Legislators have taken note of this grave problem in our society, passing various anti-child abuse and trafficking laws, the latest of which is Republic Act 11862 passed in the last Congress. It expands the country’s anti-trafficking legislation and services, and establishes an Inter-Agency Council Against Trafficking that mandates the government agencies and private sector to report suspicious activity for investigation. It does not wait for a crime to be committed but acts to prevent it. Note that the private sector is mandated to do so as well (the hotline for trafficking report is 1343). It also puts all online platforms on the alert to prevent, report, document trafficking for the law to take its course against guilty parties, or suffer the consequences of the law if they do not.

What is incumbent on all sectors is to provide information and initiate or help in the investigation of trafficking and child abuse. Schools must educate children to recognize and report it, teachers must observe their wards for any signs of it and act according to the law. Communities must be put on guard against it. All citizens should know what to do when they come across it. Above all, the re-alignment of values considering children must be taught, emphasized and inculcated. They are to be protected, educated and attended to as future useful citizens in nation-building.

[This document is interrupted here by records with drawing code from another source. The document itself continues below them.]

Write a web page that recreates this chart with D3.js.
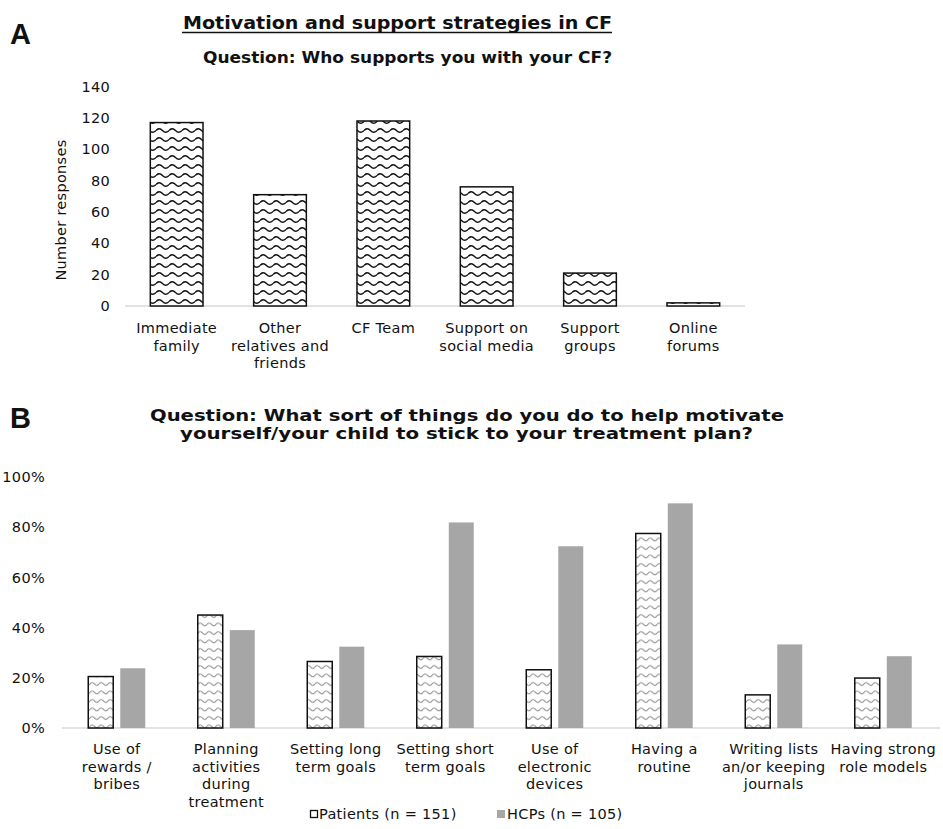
<!DOCTYPE html>
<html>
<head>
<meta charset="utf-8">
<script src="https://cdn.jsdelivr.net/npm/d3@7"></script>
<style>
  body { margin: 0; background: #fff; }
  text { font-family: "DejaVu Sans", Verdana, sans-serif; fill: #111; }
  .title { font-weight: bold; }
  .panel { font-family: "Liberation Sans", Arial, sans-serif; font-weight: bold; }
  .lbl { font-size: 14.5px; letter-spacing: 0.3px; }
</style>
</head>
<body>
<div id="chart"></div>
<script>
/***********************************************************************/
//data - panel A
var supportCats = ["Immediate family", "Other relatives and friends", "CF Team",
  "Support on social media", "Support groups", "Online forums"];
var supportLabels = [["Immediate", "family"], ["Other", "relatives and", "friends"], ["CF Team"],
  ["Support on", "social media"], ["Support", "groups"], ["Online", "forums"]];
var supportValues = [117, 71, 118, 76, 21, 2];
var supportTicks = [0, 20, 40, 60, 80, 100, 120, 140];

//data - panel B
var motivCats = ["rewards", "planning", "long", "short", "electronic", "routine", "lists", "models"];
var motivLabels = [["Use of", "rewards /", "bribes"], ["Planning", "activities", "during", "treatment"],
  ["Setting long", "term goals"], ["Setting short", "term goals"], ["Use of", "electronic", "devices"],
  ["Having a", "routine"], ["Writing lists", "an/or keeping", "journals"], ["Having strong", "role models"]];
var patientsPct = [0.205, 0.450, 0.265, 0.285, 0.232, 0.775, 0.132, 0.199];
var hcpPct = [0.238, 0.390, 0.324, 0.819, 0.724, 0.895, 0.333, 0.286];
var motivTicks = [0, 0.2, 0.4, 0.6, 0.8, 1.0];
var seriesNames = ["Patients (n = 151)", "HCPs (n = 105)"];

/***********************************************************************/
var svgWidth = 943;
var svgHeight = 829;

var svg = d3.select('#chart')
  .append('svg')
  .attr('width', svgWidth)
  .attr('height', svgHeight);

//patterns
var defs = svg.append('defs');
var pa = defs.append('pattern')
  .attr('id', 'waveDark')
  .attr('patternUnits', 'userSpaceOnUse')
  .attr('width', 13).attr('height', 9);
pa.append('rect').attr('width', 13).attr('height', 9).attr('fill', '#fff');
pa.append('path')
  .attr('d', 'M0,4.5 Q3.25,1 6.5,4.5 T13,4.5')
  .attr('fill', 'none').attr('stroke', '#111').attr('stroke-width', 1.4);

var pb = defs.append('pattern')
  .attr('id', 'waveLight')
  .attr('patternUnits', 'userSpaceOnUse')
  .attr('width', 9).attr('height', 8.5);
pb.append('rect').attr('width', 9).attr('height', 8.5).attr('fill', '#fff');
pb.append('path')
  .attr('d', 'M0,4 Q2.25,1.2 4.5,4 T9,4')
  .attr('fill', 'none').attr('stroke', '#8a8a8a').attr('stroke-width', 1.1);

/***********************************************************************/
//panel A
svg.append('text').attr('class', 'panel').attr('x', 10).attr('y', 44)
  .style('font-size', '29px').text('A');

svg.append('text').attr('class', 'title').attr('x', 183).attr('y', 29)
  .attr('textLength', 429).attr('lengthAdjust', 'spacingAndGlyphs')
  .style('font-size', '17px').text('Motivation and support strategies in CF');
svg.append('line').attr('x1', 182).attr('x2', 612).attr('y1', 32.5).attr('y2', 32.5)
  .attr('stroke', '#111').attr('stroke-width', 1.5);

svg.append('text').attr('class', 'title').attr('x', 203).attr('y', 63)
  .attr('textLength', 409).attr('lengthAdjust', 'spacingAndGlyphs')
  .style('font-size', '16.5px').text('Question: Who supports you with your CF?');

var xA = d3.scaleBand()
  .domain(supportCats)
  .range([125, 745])
  .paddingInner(0.49)
  .paddingOuter(0.245);

var yA = d3.scaleLinear()
  .domain([0, 140])
  .range([306, 86.5]);

var yAxisA = d3.axisLeft(yA).tickValues(supportTicks).tickSize(0).tickPadding(15);
var gA = svg.append('g').attr('transform', 'translate(125,0)').call(yAxisA);
gA.select('.domain').remove();
gA.selectAll('text').attr('class', 'lbl').style('font-family', '"DejaVu Sans", Verdana, sans-serif').attr('fill', '#111');

svg.append('line').attr('x1', 125).attr('x2', 745).attr('y1', yA(0)).attr('y2', yA(0))
  .attr('stroke', '#d9d9d9').attr('stroke-width', 1.5);

svg.selectAll('.barA')
  .data(supportValues)
  .enter()
  .append('rect')
  .attr('class', 'barA')
  .attr('x', (d, i) => xA(supportCats[i]))
  .attr('y', d => yA(d))
  .attr('width', xA.bandwidth())
  .attr('height', d => yA(0) - yA(d))
  .attr('fill', 'url(#waveDark)')
  .attr('stroke', '#111')
  .attr('stroke-width', 1.5);

supportLabels.forEach(function(lines, i) {
  var cx = xA(supportCats[i]) + xA.bandwidth() / 2;
  var t = svg.append('text')
    .attr('class', 'lbl')
    .attr('x', cx)
    .attr('y', 333)
    .attr('text-anchor', 'middle');
  lines.forEach(function(l, j) {
    t.append('tspan').attr('x', cx).attr('dy', j === 0 ? 0 : 17.5).text(l);
  });
});

svg.append('text')
  .attr('class', 'lbl')
  .attr('transform', 'translate(66,210) rotate(-90)')
  .attr('text-anchor', 'middle')
  .text('Number responses');

/***********************************************************************/
//panel B
svg.append('text').attr('class', 'panel').attr('x', 10).attr('y', 428)
  .style('font-size', '29px').text('B');

svg.append('text').attr('class', 'title').attr('x', 150).attr('y', 421)
  .attr('textLength', 634).attr('lengthAdjust', 'spacingAndGlyphs')
  .style('font-size', '15.5px').text('Question: What sort of things do you do to help motivate');
svg.append('text').attr('class', 'title').attr('x', 180).attr('y', 439)
  .attr('textLength', 573).attr('lengthAdjust', 'spacingAndGlyphs')
  .style('font-size', '15.5px').text('yourself/your child to stick to your treatment plan?');

var x0 = d3.scaleBand()
  .domain(motivCats)
  .range([62, 938]);

var x1 = d3.scaleBand()
  .domain([0, 1])
  .range([0, x0.bandwidth()])
  .paddingInner(0.22)
  .paddingOuter(0.82);

var yB = d3.scaleLinear()
  .domain([0, 1])
  .range([728, 477]);

var yAxisB = d3.axisLeft(yB).tickValues(motivTicks).tickFormat(d3.format('.0%')).tickSize(0).tickPadding(17);
var gB = svg.append('g').attr('transform', 'translate(62,0)').call(yAxisB);
gB.select('.domain').remove();
gB.selectAll('text').attr('class', 'lbl').style('font-family', '"DejaVu Sans", Verdana, sans-serif').attr('fill', '#111');

svg.append('line').attr('x1', 62).attr('x2', 940).attr('y1', yB(0)).attr('y2', yB(0))
  .attr('stroke', '#d9d9d9').attr('stroke-width', 1.5);

//HCP bars
svg.selectAll('.barH')
  .data(hcpPct)
  .enter()
  .append('rect')
  .attr('class', 'barH')
  .attr('x', (d, i) => x0(motivCats[i]) + x1(1))
  .attr('y', d => yB(d))
  .attr('width', x1.bandwidth())
  .attr('height', d => yB(0) - yB(d))
  .attr('fill', '#a6a6a6');

//patient bars
svg.selectAll('.barP')
  .data(patientsPct)
  .enter()
  .append('rect')
  .attr('class', 'barP')
  .attr('x', (d, i) => x0(motivCats[i]) + x1(0))
  .attr('y', d => yB(d))
  .attr('width', x1.bandwidth())
  .attr('height', d => yB(0) - yB(d))
  .attr('fill', 'url(#waveLight)')
  .attr('stroke', '#111')
  .attr('stroke-width', 1.5);

motivLabels.forEach(function(lines, i) {
  var cx = x0(motivCats[i]) + x0.bandwidth() / 2;
  var t = svg.append('text')
    .attr('class', 'lbl')
    .attr('x', cx)
    .attr('y', 754)
    .attr('text-anchor', 'middle');
  lines.forEach(function(l, j) {
    t.append('tspan').attr('x', cx).attr('dy', j === 0 ? 0 : 17.5).text(l);
  });
});

//legend
svg.append('rect').attr('x', 310.5).attr('y', 810.5).attr('width', 7).attr('height', 7)
  .attr('fill', '#fff').attr('stroke', '#111').attr('stroke-width', 1.3);
svg.append('text').attr('class', 'lbl').attr('x', 319).attr('y', 819).text(seriesNames[0]);
svg.append('rect').attr('x', 497).attr('y', 810).attr('width', 8).attr('height', 8)
  .attr('fill', '#a6a6a6');
svg.append('text').attr('class', 'lbl').attr('x', 507).attr('y', 819).text(seriesNames[1]);
</script>
</body>
</html>
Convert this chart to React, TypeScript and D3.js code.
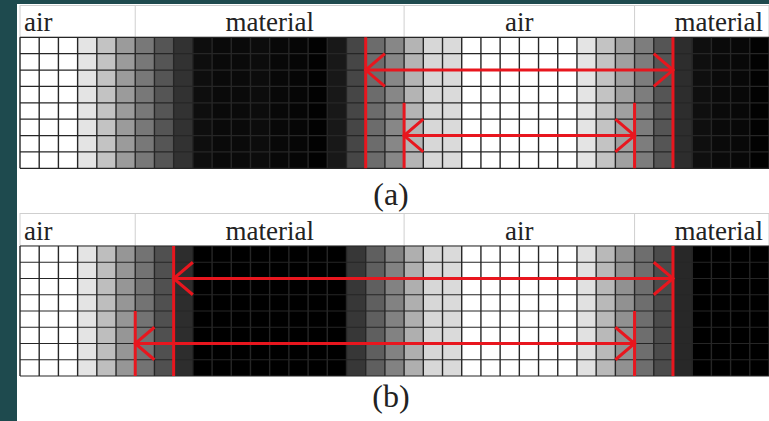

Dr. Madrid at the first Child Protection Unit in the Philippine General Hospital and all the Child Protection Unit staffs all over the country, their generous sponsors and volunteers at work, including those manning the Violence Against Women and Children desks in police precincts nationwide, are on the front line of addressing the problem. Thankfully, they have been joined by our legislators, teachers and hopefully communities nationwide. It is courageous work that is engaged in saving the soul of this country.